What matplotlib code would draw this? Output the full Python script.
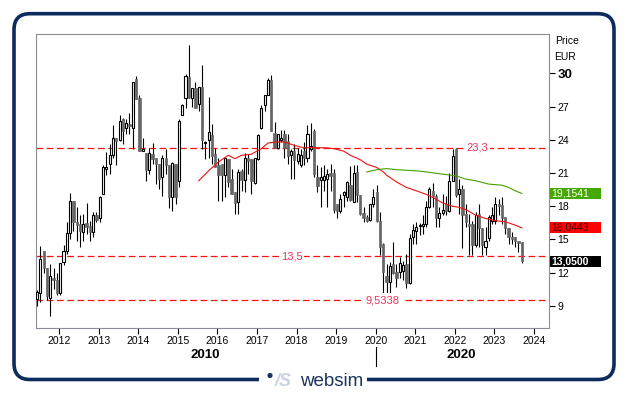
import matplotlib
matplotlib.use("Agg")
import matplotlib.pyplot as plt
import matplotlib.patches as mpatches
import matplotlib.transforms as mtransforms
from matplotlib.lines import Line2D
import numpy as np
import pandas as pd

plt.rcParams['font.family'] = ['Liberation Sans', 'DejaVu Sans']

# ---------------- data (monthly candles, EUR) ----------------
first_month = "2011-06"

opens = [
    9.6, 10.2, 14.0, 12.4, 9.7, 11.5, 11.3, 10.2, 13.0, 14.0, 15.6, 18.5,
    16.6, 16.4, 15.7, 16.5, 16.2, 15.7, 17.2, 16.9, 19.1, 21.4, 21.8, 22.6,
    24.2, 24.0, 25.9, 25.1, 25.4, 25.1, 29.5, 27.8, 23.0, 22.8, 21.3, 22.7,
    22.4, 21.8, 20.6, 22.4, 21.7, 18.8, 21.8, 20.3, 26.2, 27.8, 29.7, 27.8,
    28.7, 27.2, 28.8, 23.7, 24.0, 24.4, 22.7, 21.7, 21.8, 20.8, 22.3, 20.5,
    19.3, 18.4, 21.2, 20.4, 22.4, 22.3, 20.1, 22.3, 25.1, 27.1, 28.0, 29.4,
    24.6, 23.3, 24.0, 24.5, 23.9, 22.6, 23.0, 22.1, 21.7, 23.0, 22.4, 23.2,
    24.8, 20.6, 20.4, 20.4, 20.5, 21.0, 21.0, 18.2, 17.6, 19.0, 18.8, 19.9,
    18.4, 21.1, 19.0, 17.4, 17.0, 16.8, 18.2, 19.3, 16.7, 14.6, 11.7, 11.2,
    12.8, 12.1, 12.1, 12.2, 12.8, 11.1, 15.2, 15.8, 16.2, 16.2, 16.4, 17.9,
    19.4, 18.9, 16.9, 17.4, 18.2, 17.6, 20.3, 23.2, 19.1, 19.6, 17.3, 16.4,
    16.4, 14.5, 17.3, 16.0, 14.3, 15.1, 16.7, 16.7, 18.2, 18.1, 17.0, 16.0,
    15.2, 15.2, 14.9, 14.8]

highs = [
    10.4, 14.4, 14.0, 12.4, 12.8, 12.4, 12.0, 12.9, 14.5, 16.6, 19.2, 18.5,
    17.9, 17.2, 17.3, 18.3, 16.7, 17.5, 17.5, 18.9, 21.7, 22.9, 23.6, 25.3,
    24.2, 26.2, 26.0, 25.9, 26.4, 29.2, 29.8, 28.0, 24.2, 22.8, 23.3, 23.7,
    22.4, 21.8, 22.6, 23.2, 21.7, 22.0, 21.8, 25.9, 27.2, 29.9, 32.55, 28.7,
    29.2, 28.8, 30.75, 23.9, 27.9, 25.4, 23.3, 22.4, 21.8, 22.4, 22.3, 21.4,
    19.3, 21.4, 21.4, 22.8, 22.7, 22.3, 22.4, 24.5, 27.1, 28.0, 29.6, 29.85,
    25.6, 24.5, 24.9, 24.9, 24.5, 23.2, 23.6, 23.3, 23.2, 23.8, 25.3, 25.5,
    25.0, 21.7, 21.5, 21.7, 21.4, 21.8, 21.4, 18.2, 19.1, 19.4, 20.3, 21.6,
    21.7, 21.7, 19.0, 17.9, 17.2, 18.2, 19.6, 19.9, 17.5, 14.7, 12.8, 13.0,
    14.8, 12.8, 13.4, 13.1, 13.7, 15.5, 16.4, 16.6, 16.5, 17.2, 18.5, 19.7,
    20.1, 19.1, 17.9, 19.1, 18.9, 21.0, 23.2, 23.3, 20.5, 19.9, 18.2, 17.3,
    16.7, 17.5, 18.2, 16.0, 16.1, 17.2, 17.9, 18.8, 18.7, 18.8, 17.0, 16.0,
    15.7, 15.2, 14.9, 14.8]

lows = [
    9.0, 9.4, 12.0, 9.5, 8.1, 10.5, 10.0, 10.0, 12.7, 13.7, 15.0, 15.8,
    14.9, 14.3, 14.9, 15.5, 14.9, 15.2, 16.6, 16.6, 19.1, 20.8, 20.9, 22.4,
    21.7, 23.9, 23.6, 24.5, 24.5, 23.2, 27.7, 23.0, 23.0, 20.3, 20.9, 21.8,
    20.0, 19.6, 18.9, 20.9, 17.8, 17.6, 18.2, 19.7, 26.2, 26.9, 27.8, 27.0,
    26.9, 26.6, 23.2, 22.3, 22.4, 21.8, 21.5, 18.5, 18.5, 18.8, 19.7, 19.1,
    17.3, 17.3, 19.4, 19.3, 20.9, 19.1, 20.0, 22.2, 25.0, 26.6, 28.0, 24.8,
    23.3, 23.2, 23.8, 22.4, 21.8, 20.5, 20.5, 21.8, 21.5, 21.7, 22.0, 23.0,
    20.6, 19.3, 17.9, 19.4, 17.9, 19.4, 17.4, 16.9, 17.4, 17.9, 18.5, 18.5,
    18.4, 18.4, 17.2, 16.6, 16.6, 16.7, 17.9, 16.6, 13.6, 9.9, 10.1, 10.0,
    11.9, 10.7, 11.5, 11.3, 10.6, 11.0, 14.6, 14.6, 15.4, 15.5, 16.1, 17.8,
    17.9, 16.1, 16.1, 17.2, 17.2, 17.5, 20.3, 18.8, 17.3, 14.2, 16.1, 13.6,
    13.6, 14.3, 14.3, 13.6, 13.6, 14.9, 16.4, 16.4, 17.2, 16.4, 15.5, 14.6,
    14.6, 14.3, 13.9, 12.9]

closes = [
    10.3, 13.2, 12.4, 9.9, 11.7, 11.3, 10.2, 12.9, 14.0, 15.6, 18.5, 16.6,
    16.3, 15.8, 16.4, 16.1, 15.7, 17.2, 16.8, 18.8, 21.5, 21.5, 22.6, 24.2,
    23.9, 25.7, 24.8, 25.5, 25.2, 29.2, 27.7, 23.0, 23.2, 21.3, 22.8, 22.3,
    21.8, 20.5, 22.4, 21.7, 18.8, 21.9, 18.8, 25.7, 27.1, 29.8, 27.8, 28.7,
    26.9, 28.8, 24.0, 23.8, 24.7, 22.5, 21.5, 20.8, 20.8, 22.4, 20.2, 19.1,
    18.3, 21.1, 20.4, 22.4, 22.1, 20.3, 22.4, 24.4, 26.9, 28.0, 29.4, 24.8,
    23.3, 24.5, 24.2, 23.3, 22.5, 23.0, 22.2, 22.7, 22.6, 22.4, 24.5, 23.4,
    20.9, 19.8, 20.6, 20.7, 20.9, 20.7, 17.7, 17.6, 18.7, 19.3, 20.2, 18.6,
    21.0, 19.0, 17.3, 16.9, 16.7, 18.2, 18.8, 16.7, 14.3, 12.1, 11.2, 12.6,
    12.0, 11.5, 12.9, 12.7, 11.1, 15.1, 15.9, 16.1, 16.3, 16.4, 17.9, 19.6,
    18.9, 16.9, 17.4, 17.7, 17.6, 20.3, 22.5, 19.0, 19.6, 17.2, 16.6, 16.2,
    14.5, 17.2, 16.0, 14.5, 14.9, 17.0, 17.2, 18.2, 18.0, 16.9, 16.0, 15.2,
    15.0, 14.9, 14.7, 13.05]

# moving averages
ma_red_months = ["2015-07", "2015-10", "2016-01", "2016-04", "2016-06", "2016-08",
                 "2016-11", "2017-02", "2017-04", "2017-06", "2017-09", "2017-12",
                 "2018-03", "2018-06", "2018-10", "2018-12", "2019-03", "2019-05",
                 "2019-08", "2019-10", "2020-01", "2020-03", "2020-04", "2020-07",
                 "2020-10", "2021-01", "2021-04", "2021-06", "2021-09", "2021-12",
                 "2022-02", "2022-04", "2022-07", "2022-10", "2023-01", "2023-04",
                 "2023-07", "2023-09"]
ma_red_values = [20.3, 21.2, 22.0, 22.6, 22.3, 22.6, 22.7, 23.2, 23.7, 23.8, 23.8, 23.5,
                 23.27, 23.3, 23.27, 23.2, 22.97, 22.6, 22.2, 21.8, 21.5, 21.1, 20.8, 20.2,
                 19.7, 19.4, 19.07, 18.8, 18.3, 18.0, 17.9, 17.7, 17.2, 16.9, 16.7, 16.6,
                 16.3, 16.0443]

ma_green_months = ["2019-10", "2020-01", "2020-04", "2020-07", "2021-01", "2021-04",
                   "2021-09", "2022-01", "2022-04", "2022-07", "2022-11", "2023-03",
                   "2023-05", "2023-07", "2023-09"]
ma_green_values = [21.1, 21.3, 21.4, 21.3, 21.2, 21.1, 20.9, 20.75, 20.45, 20.3,
                   20.0, 19.9, 19.7, 19.4, 19.1541]

levels = [23.3, 13.5, 9.5338]
level_labels = ["23,3", "13,5", "9,5338"]
level_label_x = [2022.57, 2017.88, 2020.18]

value_boxes = [19.1541, 16.0443, 13.05]
value_box_labels = ["19,1541", "16,0443", "13,0500"]

y_ticks = [9, 12, 15, 18, 21, 24, 27, 30]
x_years = list(range(2012, 2025))

# ---------------- figure ----------------
W, H = 629, 395
fig = plt.figure(figsize=(W / 100, H / 100), dpi=100)
fig.patch.set_facecolor("white")


def fx(px):
    return px / W


def fy(py):
    return 1 - py / H


def to_x(periods):
    return np.array([p.year + (p.month - 1 + 0.3) / 12 for p in periods])


months = pd.period_range(first_month, periods=len(closes), freq="M")
xs = to_x(months)
o = np.array(opens); h = np.array(highs); l = np.array(lows); c = np.array(closes)

ax = fig.add_axes([fx(35.5), fy(328), fx(549) - fx(35.5), fy(34) - fy(328)])
ax.set_xlim(2011.40, 2024.38)
ax.set_ylim(7.01, 33.55)

# dashed support / resistance lines
for v, lbl, lx in zip(levels, level_labels, level_label_x):
    ax.axhline(v, color="#ff1010", lw=0.9, ls=(0, (5.4, 2.8)), zorder=2)
    ax.text(lx, v, lbl, ha="center", va="center", fontsize=8, color="#f5325a",
            zorder=7, bbox=dict(facecolor="white", edgecolor="none", pad=1.2))

# candles
ax.vlines(xs, l, h, colors="black", lw=0.8, zorder=3)
up = c >= o
dn = ~up
ax.bar(xs[up], (c - o)[up], bottom=o[up], width=0.052, color="white",
       edgecolor="black", linewidth=0.8, zorder=4)
ax.bar(xs[dn], (o - c)[dn], bottom=c[dn], width=0.06, color="#666666",
       edgecolor="#666666", linewidth=0.5, zorder=4)

# moving averages
ax.plot(to_x(pd.PeriodIndex(ma_red_months, freq="M")), ma_red_values,
        color="#ee1111", lw=0.8, zorder=5)
ax.plot(to_x(pd.PeriodIndex(ma_green_months, freq="M")), ma_green_values,
        color="#44a000", lw=0.8, zorder=5)

# axes styling
for s in ax.spines.values():
    s.set_color("#8c8c9c")
    s.set_linewidth(0.8)

ax.yaxis.tick_right()
ax.set_yticks(y_ticks)
ax.set_yticklabels([str(t) for t in y_ticks])
ax.tick_params(axis="y", which="both", direction="out", length=4, width=0.8,
               pad=2, labelsize=7.5, colors="black", left=False)
for t in ax.get_yticklabels():
    if t.get_text() == "30":
        t.set_fontsize(9.5)
        t.set_fontweight("bold")

ax.set_xticks(x_years)
ax.set_xticklabels([str(y) for y in x_years])
ax.tick_params(axis="x", direction="out", length=4, width=0.8, pad=2,
               labelsize=7.5, colors="black")

# value boxes on right edge
trans = mtransforms.blended_transform_factory(ax.transAxes, ax.transData)
axw = 549 - 35.5
box_styles = [("#44a800", "white", "normal"),
              ("#ff0000", "#3a0000", "normal"),
              ("#000000", "white", "bold")]
for v, lbl, (fc, tc, fw) in zip(value_boxes, value_box_labels, box_styles):
    rect = mpatches.Rectangle((1 + 0.5 / axw, v - 0.5), 51 / axw, 1.0,
                              transform=trans, facecolor=fc, edgecolor="none",
                              clip_on=False, zorder=10)
    ax.add_patch(rect)
    ax.text(1 + 2.5 / axw, v, lbl, transform=trans, ha="left", va="center",
            fontsize=7.5, color=tc, fontweight=fw, zorder=11, clip_on=False)

# Price / EUR labels
fig.text(fx(555), fy(41.5), "Price", ha="left", va="center", fontsize=7.5)
fig.text(fx(554), fy(57), "EUR", ha="left", va="center", fontsize=7.5)

# decade labels and separator
fig.text(fx(205), fy(355), "2010", ha="center", va="center", fontsize=9.5,
         fontweight="bold")
fig.text(fx(461), fy(355), "2020", ha="center", va="center", fontsize=9.5,
         fontweight="bold")
fig.add_artist(Line2D([fx(375.6), fx(375.6)], [fy(347), fy(366)],
                      transform=fig.transFigure, color="black", lw=0.8))

# rounded frame
inch = fig.dpi_scale_trans
frame = mpatches.FancyBboxPatch((14 / 100, (H - 379.5) / 100), 600 / 100, 365.8 / 100,
                                boxstyle="round,pad=0,rounding_size=0.16",
                                transform=inch, fill=False, edgecolor="#0d2b5c",
                                linewidth=2.6, zorder=1)
fig.add_artist(frame)
gap = mpatches.Rectangle((259 / 100, (H - 385) / 100), 108 / 100, 11 / 100,
                         transform=inch, facecolor="white", edgecolor="none", zorder=2)
fig.add_artist(gap)

# logo
fig.add_artist(mpatches.Circle((270 / 100, (H - 375.5) / 100), 2.6 / 100,
                               transform=inch, facecolor="#1b3360",
                               edgecolor="none", zorder=3))
fig.text(fx(275), fy(381), "/S", ha="left", va="center", fontsize=13,
         fontstyle="italic", fontweight="bold", color="#c9d3e0", zorder=3)
fig.text(fx(300), fy(381), "websim", ha="left", va="center", fontsize=13.5,
         color="#1b3360", zorder=3)

fig.savefig("out.png", dpi=100)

• **REQUIRED WORK**: List all lines in the material containing the string "matplotlib".

• **TASK ANSWER**:
What matplotlib code would draw this? Output the full Python script.
import matplotlib
matplotlib.use("Agg")
import matplotlib.pyplot as plt
import matplotlib.patches as mpatches
import matplotlib.transforms as mtransforms
from matplotlib.lines import Line2D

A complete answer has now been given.